PROBLEM DETAILS
Retype the data exactly, from its first line to the line containing "import plotly.graph_objects as go", including both, and skip any picture.
----
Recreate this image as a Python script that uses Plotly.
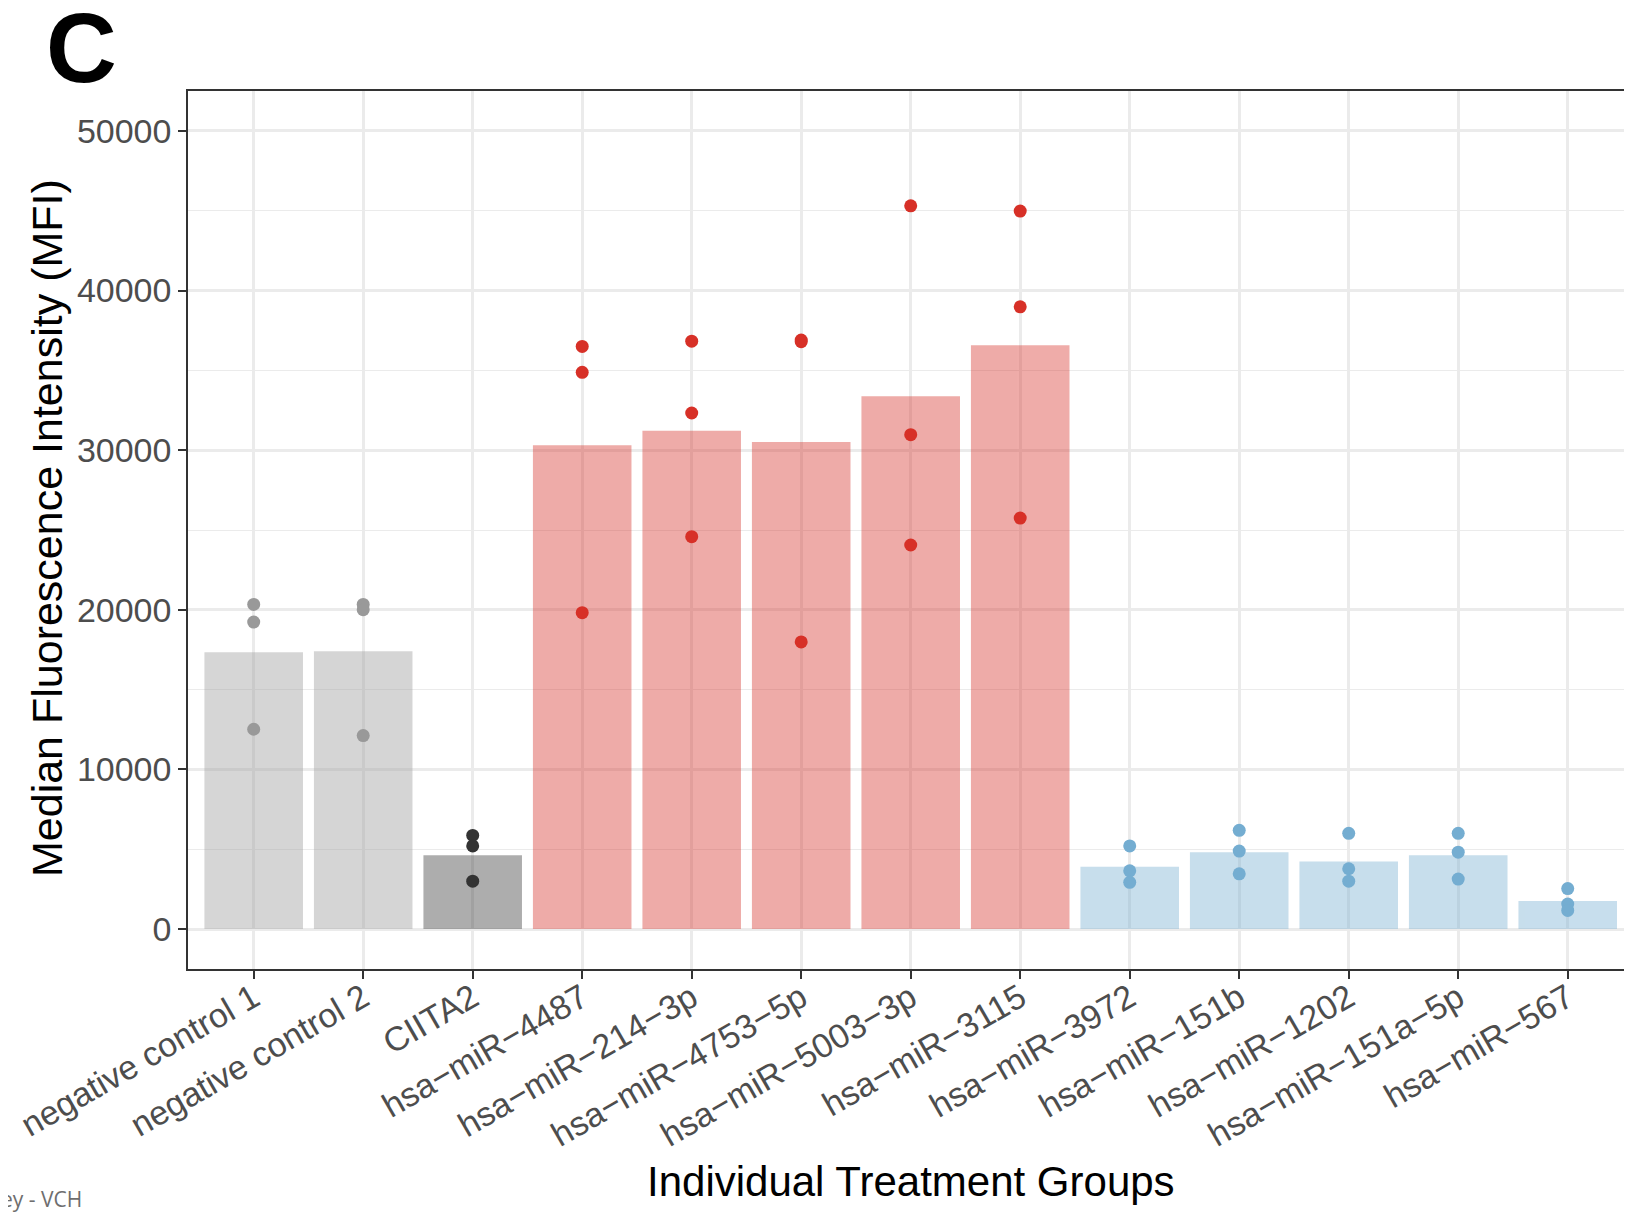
import plotly.graph_objects as go

categories = ["negative control 1", "negative control 2", "CIITA2", "hsa\u2212miR\u22124487",
              "hsa\u2212miR\u2212214\u22123p", "hsa\u2212miR\u22124753\u22125p", "hsa\u2212miR\u22125003\u22123p",
              "hsa\u2212miR\u22123115", "hsa\u2212miR\u22123972", "hsa\u2212miR\u2212151b",
              "hsa\u2212miR\u22121202", "hsa\u2212miR\u2212151a\u22125p", "hsa\u2212miR\u2212567"]
groups = ["neg", "neg", "pos", "up", "up", "up", "up", "up", "down", "down", "down", "down", "down"]

bar_values = [17340, 17405, 4630, 30310, 31225, 30510, 33380, 36570, 3910, 4820, 4240, 4630, 1760]

replicate_values = [
    [20340, 19230, 12520],
    [20340, 20010, 12120],
    [5870, 5210, 3000],
    [36500, 34880, 19820],
    [36830, 32330, 24580],
    [36900, 36800, 17990],
    [45310, 30970, 24060],
    [44980, 38980, 25750],
    [5210, 3650, 2930],
    [6190, 4890, 3460],
    [6000, 3780, 3000],
    [6000, 4820, 3130],
    [2540, 1570, 1170],
]

group_colors = {"neg": "#999999", "pos": "#333333", "up": "#D73027", "down": "#74ADD1"}

fig = go.Figure()
for g in ["neg", "pos", "up", "down"]:
    idx = [i for i, gg in enumerate(groups) if gg == g]
    fig.add_trace(go.Bar(
        x=[categories[i] for i in idx], y=[bar_values[i] for i in idx],
        marker=dict(color=group_colors[g], line=dict(width=0)), opacity=0.4,
        width=0.9, showlegend=False, hoverinfo="skip"))
for g in ["neg", "pos", "up", "down"]:
    idx = [i for i, gg in enumerate(groups) if gg == g]
    xs, ys = [], []
    for i in idx:
        for v in replicate_values[i]:
            xs.append(categories[i]); ys.append(v)
    fig.add_trace(go.Scatter(x=xs, y=ys, mode="markers",
                             marker=dict(color=group_colors[g], size=13, line=dict(width=0)),
                             showlegend=False))

OFF = 8  # page offset of the figure div
W, H = 1632 - OFF, 1217 - OFF
L, R, T = 188 - OFF, 0, 91 - OFF
B = H - (969 - OFF)
pw, ph = W - L - R, H - T - B

def px(x):
    return (x - OFF - L) / pw

def py(y):
    return 1 - (y - OFF - T) / ph

fig.update_layout(
    width=W, height=H, margin=dict(l=L, r=R, t=T, b=B, pad=0),
    paper_bgcolor="white", plot_bgcolor="white", bargap=0.1,
    font=dict(family="Liberation Sans, Arial, sans-serif"),
    xaxis=dict(type="category", categoryorder="array", categoryarray=categories,
               range=[-0.6, 12.587], showgrid=True, gridcolor="#EBEBEB", gridwidth=2.5,
               showline=True, mirror=True, linecolor="#333333", linewidth=1.5,
               ticks="outside", ticklen=8, tickwidth=2, tickcolor="#333333",
               tickangle=-30, ticklabelstandoff=-14, ticklabelshift=0,
               tickfont=dict(size=34, color="#4D4D4D"), zeroline=False),
    yaxis=dict(range=[-2500, 52500], tickvals=[0, 10000, 20000, 30000, 40000, 50000],
               ticktext=["0", "10000", "20000", "30000", "40000", "50000"],
               showgrid=True, gridcolor="#EBEBEB", gridwidth=2.5,
               minor=dict(tickvals=[5000, 15000, 25000, 35000, 45000], showgrid=True,
                          gridcolor="#EBEBEB", gridwidth=1.2, ticks=""),
               showline=True, mirror=False, linecolor="#333333", linewidth=1.5,
               ticks="outside", ticklen=8, tickwidth=2, tickcolor="#333333",
               tickfont=dict(size=34, color="#4D4D4D"), zeroline=False),
)

fig.add_annotation(text="Median Fluorescence Intensity (MFI)", xref="paper", yref="paper",
                   x=px(47), y=py(528), xanchor="center", yanchor="middle", textangle=-90,
                   showarrow=False, font=dict(size=43, color="black"))
fig.add_annotation(text="Individual Treatment Groups", xref="paper", yref="paper",
                   x=px(911), y=py(1181), xanchor="center", yanchor="middle",
                   showarrow=False, font=dict(size=42, color="black"))
fig.add_annotation(text="<b>C</b>", xref="paper", yref="paper",
                   x=px(81), y=py(48), xanchor="center", yanchor="middle",
                   showarrow=False, font=dict(size=98, color="black",
                                              family="Liberation Sans, Arial, sans-serif"))
fig.add_annotation(text="Wiley - VCH", xref="paper", yref="paper",
                   x=px(84), y=py(1199), xanchor="right", yanchor="middle",
                   showarrow=False, font=dict(size=21, color="#6E6E6E", family="Open Sans"))
fig.add_shape(type="line", xref="paper", yref="paper", x0=px(1), x1=px(1),
              y0=py(90), y1=py(947), line=dict(color="#777777", width=2))

fig.write_html("out.html")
----
COMPLETE ANSWER
Recreate this image as a Python script that uses Plotly.
import plotly.graph_objects as go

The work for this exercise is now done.